Precision (in predictive processing)
A weighting of prediction errors by confidence/reliability—essentially “how much should this error matter?” Precision acts like a gain knob on which evidence updates beliefs.
Predictive analytics
Using historical data and statistical/ML methods to forecast future events or outcomes (demand, churn, risk, failures), supporting better decisions.
Predictive processing
A brain-focused theory family proposing perception is fundamentally prediction: higher-level expectations generate forecasts, and prediction errors drive updates and attention allocation.
Prediction
A model’s estimate about future states or outcomes, or the expected current sensory input given a hypothesis about the world.
Prediction error (ε_t)
The mismatch between expected input (prediction) and actual input (observation). In predictive frameworks, errors drive learning, belief updating, and attention shifts.
Procedural memory
Memory for skills and routines (“how to do X”) that enables fast performance without re-deriving the steps every time.
Recurrent processing
Feedback/looping computation where outputs feed back into inputs over time, enabling iterative refinement, sustained states, and stabilization.
Retrieval (memory)
Pulling relevant stored information into the current processing stream (often into a workspace) to guide interpretation and planning.
Risk assessment
Evaluating likelihood and impact of potential negative outcomes (market volatility, operational failures, fraud, supply disruptions) to guide mitigation.
Risk mitigation
Actions taken to reduce risk probability or impact (controls, redundancy, monitoring, contingency plans).
ROI (Return on Investment)
A measure of the benefit gained from an investment relative to its cost—often used to prioritize projects and allocate resources.
Salience
What stands out as important right now. In the blueprint, salience is shaped by value, uncertainty, and prediction error, and it steers attention and planning.
Scenario planning
Exploring “what-if” futures to stress-test strategies and decisions under different assumptions (shocks, trends, competitor moves).
Self-model
The agent’s internal representation of itself—capabilities, goals, confidence, limits, resource budgets, and internal state—used to guide attention and decisions.
Semantic memory
Longer-term knowledge about the world (“what tends to be true”), concepts, and causal relationships, often consolidated from many episodes.
Supply chain optimization
Using forecasts and constraints to improve inventory, logistics, supplier selection, production scheduling, and fulfillment performance.
Tool use (AI)
A model’s ability to call external tools/APIs (search, calculators, databases, planners) to extend capability beyond its internal parameters and context.
Uncertainty
The model’s estimate of how unsure it is. Useful systems track uncertainty and use it to guide exploration, caution, and information gathering.

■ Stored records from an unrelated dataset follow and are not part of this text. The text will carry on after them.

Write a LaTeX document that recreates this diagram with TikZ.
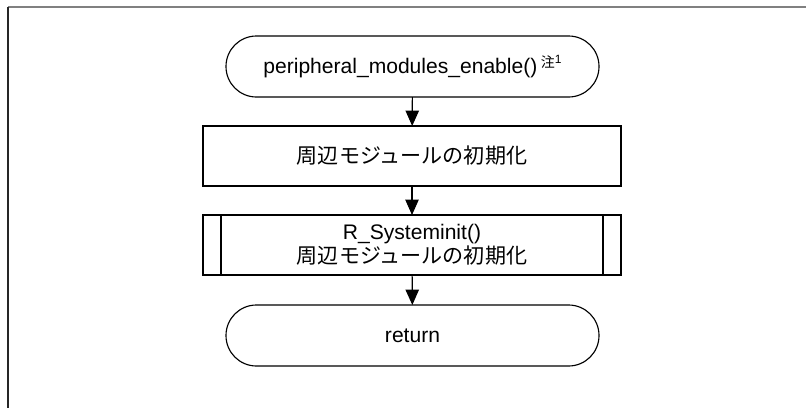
\documentclass[tikz,border=0pt]{standalone}
\usepackage{fontspec}
\setmainfont{Liberation Sans}
\newfontfamily\cjk{Noto Sans CJK JP}
\usetikzlibrary{arrows.meta}
\begin{document}
\begin{tikzpicture}[x=0.75pt,y=-0.75pt,
  line width=0.85pt,
  every node/.style={font=\fontsize{15.8}{18}\selectfont, align=center, outer sep=0pt, inner sep=0pt},
  terminal/.style={draw, rectangle, rounded corners=22.8pt, minimum width=279.75pt, minimum height=45.75pt},
  procbox/.style={draw, rectangle, minimum width=313.5pt, minimum height=45pt},
  flow/.style={-{Triangle[length=11.5pt,width=10pt]}}]
\useasboundingbox (0,0) rectangle (806,408);
\draw[line width=0.9pt, gray] (8,7) -- (806,7);
\draw[line width=0.9pt, black!85] (8,7) -- (8,408);

\node[terminal] (t1) at (412.5,66.5) {peripheral\_modules\_enable()\,\raisebox{4pt}{\fontsize{10.5}{11}\selectfont{\cjk 注}\raisebox{3pt}{\fontsize{9}{9}\selectfont 1}}};
\node[procbox] (r1) at (412,156) {\cjk 周辺モジュールの初期化};
\node[procbox] (r2) at (412,245) {R\_Systeminit()\\[0pt]{\cjk 周辺モジュールの初期化}};
\draw ([xshift=13.5pt]r2.north west) -- ([xshift=13.5pt]r2.south west);
\draw ([xshift=-13.5pt]r2.north east) -- ([xshift=-13.5pt]r2.south east);
\node[terminal] (t2) at (412.5,335.5) {return};

\draw[flow] (t1) -- (r1);
\draw[flow] (r1) -- (r2);
\draw[flow] (r2) -- (t2);
\end{tikzpicture}
\end{document}
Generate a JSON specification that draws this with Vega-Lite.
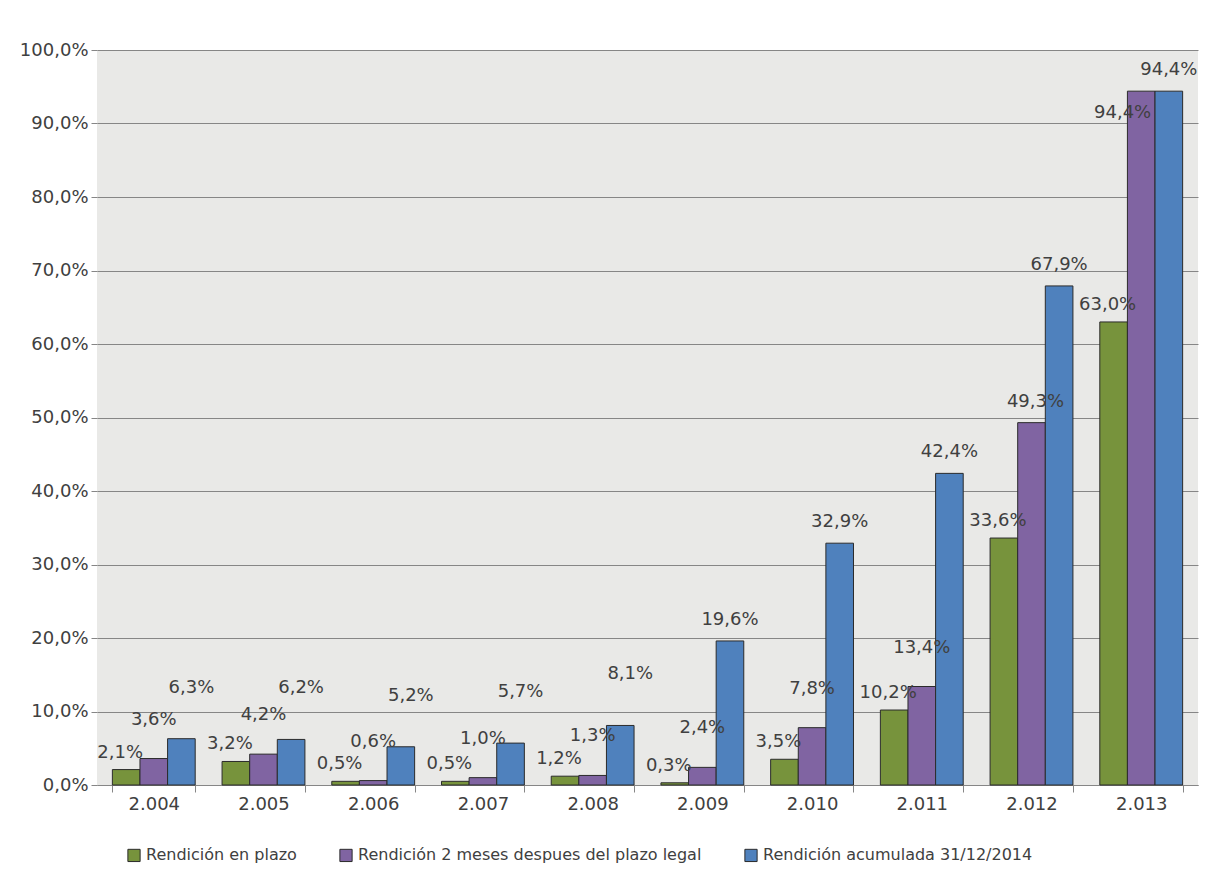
{
  "$schema": "https://vega.github.io/schema/vega-lite/v6.json",
  "autosize": "none",
  "width": 1101,
  "height": 735,
  "padding": {"left": 97, "top": 50, "right": 16, "bottom": 106},
  "background": "white",
  "config": {
    "locale": {"number": {"decimal": ",", "thousands": ".", "grouping": [3], "currency": ["", " €"]}},
    "font": "DejaVu Sans",
    "view": {"fill": "#e9e9e7", "stroke": null},
    "axis": {"labelFont": "DejaVu Sans", "labelFontSize": 18, "labelColor": "#404040"},
    "text": {"font": "DejaVu Sans", "fontSize": 18, "color": "#404040", "baseline": "bottom", "align": "center"}
  },
  "data": {
    "values": [
      {"anio": "2.004", "serie": "Rendición en plazo", "v": 0.021},
      {"anio": "2.004", "serie": "Rendición 2 meses despues del plazo legal", "v": 0.036},
      {"anio": "2.004", "serie": "Rendición acumulada 31/12/2014", "v": 0.063},
      {"anio": "2.005", "serie": "Rendición en plazo", "v": 0.032},
      {"anio": "2.005", "serie": "Rendición 2 meses despues del plazo legal", "v": 0.042},
      {"anio": "2.005", "serie": "Rendición acumulada 31/12/2014", "v": 0.062},
      {"anio": "2.006", "serie": "Rendición en plazo", "v": 0.005},
      {"anio": "2.006", "serie": "Rendición 2 meses despues del plazo legal", "v": 0.006},
      {"anio": "2.006", "serie": "Rendición acumulada 31/12/2014", "v": 0.052},
      {"anio": "2.007", "serie": "Rendición en plazo", "v": 0.005},
      {"anio": "2.007", "serie": "Rendición 2 meses despues del plazo legal", "v": 0.010},
      {"anio": "2.007", "serie": "Rendición acumulada 31/12/2014", "v": 0.057},
      {"anio": "2.008", "serie": "Rendición en plazo", "v": 0.012},
      {"anio": "2.008", "serie": "Rendición 2 meses despues del plazo legal", "v": 0.013},
      {"anio": "2.008", "serie": "Rendición acumulada 31/12/2014", "v": 0.081},
      {"anio": "2.009", "serie": "Rendición en plazo", "v": 0.003},
      {"anio": "2.009", "serie": "Rendición 2 meses despues del plazo legal", "v": 0.024},
      {"anio": "2.009", "serie": "Rendición acumulada 31/12/2014", "v": 0.196},
      {"anio": "2.010", "serie": "Rendición en plazo", "v": 0.035},
      {"anio": "2.010", "serie": "Rendición 2 meses despues del plazo legal", "v": 0.078},
      {"anio": "2.010", "serie": "Rendición acumulada 31/12/2014", "v": 0.329},
      {"anio": "2.011", "serie": "Rendición en plazo", "v": 0.102},
      {"anio": "2.011", "serie": "Rendición 2 meses despues del plazo legal", "v": 0.134},
      {"anio": "2.011", "serie": "Rendición acumulada 31/12/2014", "v": 0.424},
      {"anio": "2.012", "serie": "Rendición en plazo", "v": 0.336},
      {"anio": "2.012", "serie": "Rendición 2 meses despues del plazo legal", "v": 0.493},
      {"anio": "2.012", "serie": "Rendición acumulada 31/12/2014", "v": 0.679},
      {"anio": "2.013", "serie": "Rendición en plazo", "v": 0.630},
      {"anio": "2.013", "serie": "Rendición 2 meses despues del plazo legal", "v": 0.944},
      {"anio": "2.013", "serie": "Rendición acumulada 31/12/2014", "v": 0.944}
    ]
  },
  "encoding": {
    "x": {
      "field": "anio",
      "type": "nominal",
      "title": null,
      "scale": {"paddingInner": 0.245, "paddingOuter": 0.14},
      "axis": {
        "labelAngle": 0,
        "tickBand": "extent",
        "tickSize": 7,
        "tickColor": "#868686",
        "domainColor": "#868686",
        "labelPadding": 3,
        "grid": false
      }
    },
    "xOffset": {
      "field": "serie",
      "type": "nominal",
      "sort": ["Rendición en plazo", "Rendición 2 meses despues del plazo legal", "Rendición acumulada 31/12/2014"]
    },
    "y": {
      "field": "v",
      "type": "quantitative",
      "title": null,
      "scale": {"domain": [0, 1], "nice": false},
      "axis": {
        "format": ".1%",
        "values": [0, 0.1, 0.2, 0.3, 0.4, 0.5, 0.6, 0.7, 0.8, 0.9, 1.0],
        "domain": false,
        "tickSize": 6,
        "tickColor": "#868686",
        "gridColor": "#868686",
        "gridWidth": 1,
        "labelPadding": 3
      }
    },
    "text": {"field": "v", "type": "quantitative", "format": ".1%"}
  },
  "layer": [
    {
      "mark": {"type": "bar", "stroke": "#2b2b2b", "strokeWidth": 1},
      "encoding": {
        "text": null,
        "color": {
          "field": "serie",
          "type": "nominal",
          "title": null,
          "scale": {
            "domain": ["Rendición en plazo", "Rendición 2 meses despues del plazo legal", "Rendición acumulada 31/12/2014"],
            "range": ["#77933c", "#8064a2", "#4f81bd"]
          },
          "legend": {
            "orient": "none",
            "direction": "horizontal",
            "legendX": 29,
            "legendY": 797,
            "symbolType": "square",
            "symbolSize": 150,
            "symbolStrokeColor": "#2b2b2b",
            "symbolStrokeWidth": 1,
            "symbolOpacity": 1,
            "labelFont": "DejaVu Sans",
            "labelFontSize": 16,
            "labelColor": "#404040",
            "labelLimit": 600,
            "labelOffset": 4,
            "columnPadding": 40
          }
        }
      }
    },
    {
      "transform": [{"filter": "datum.serie == 'Rendición en plazo'"}],
      "mark": {"type": "text", "dy": -8, "dx": -6}
    },
    {
      "transform": [{"filter": "datum.serie == 'Rendición 2 meses despues del plazo legal' && datum.v < 0.2"}],
      "mark": {"type": "text", "dy": -30}
    },
    {
      "transform": [{"filter": "datum.serie == 'Rendición 2 meses despues del plazo legal' && datum.v >= 0.2 && datum.v < 0.9"}],
      "mark": {"type": "text", "dy": -12, "dx": 4}
    },
    {
      "transform": [{"filter": "datum.serie == 'Rendición 2 meses despues del plazo legal' && datum.v >= 0.9"}],
      "mark": {"type": "text", "align": "right", "baseline": "middle", "dx": 10, "dy": 22}
    },
    {
      "transform": [{"filter": "datum.serie == 'Rendición acumulada 31/12/2014' && datum.v < 0.15"}],
      "mark": {"type": "text", "dy": -42, "dx": 10}
    },
    {
      "transform": [{"filter": "datum.serie == 'Rendición acumulada 31/12/2014' && datum.v >= 0.15"}],
      "mark": {"type": "text", "dy": -12}
    }
  ]
}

Value / affect analogs (in agents)
Internal variables that shape priorities—what the agent protects, pursues, and notices. In the blueprint these variables modulate salience and precision, not just “rewards.”
Wireheading (risk)
When an agent finds a way to optimize its reward/score signal directly rather than achieving the intended real-world outcome. A key reason to use constraints and monitoring.
World model
An internal predictive model of environment dynamics—how states evolve and what observations/actions tend to cause what outcomes. Enables imagination/rollouts and planning.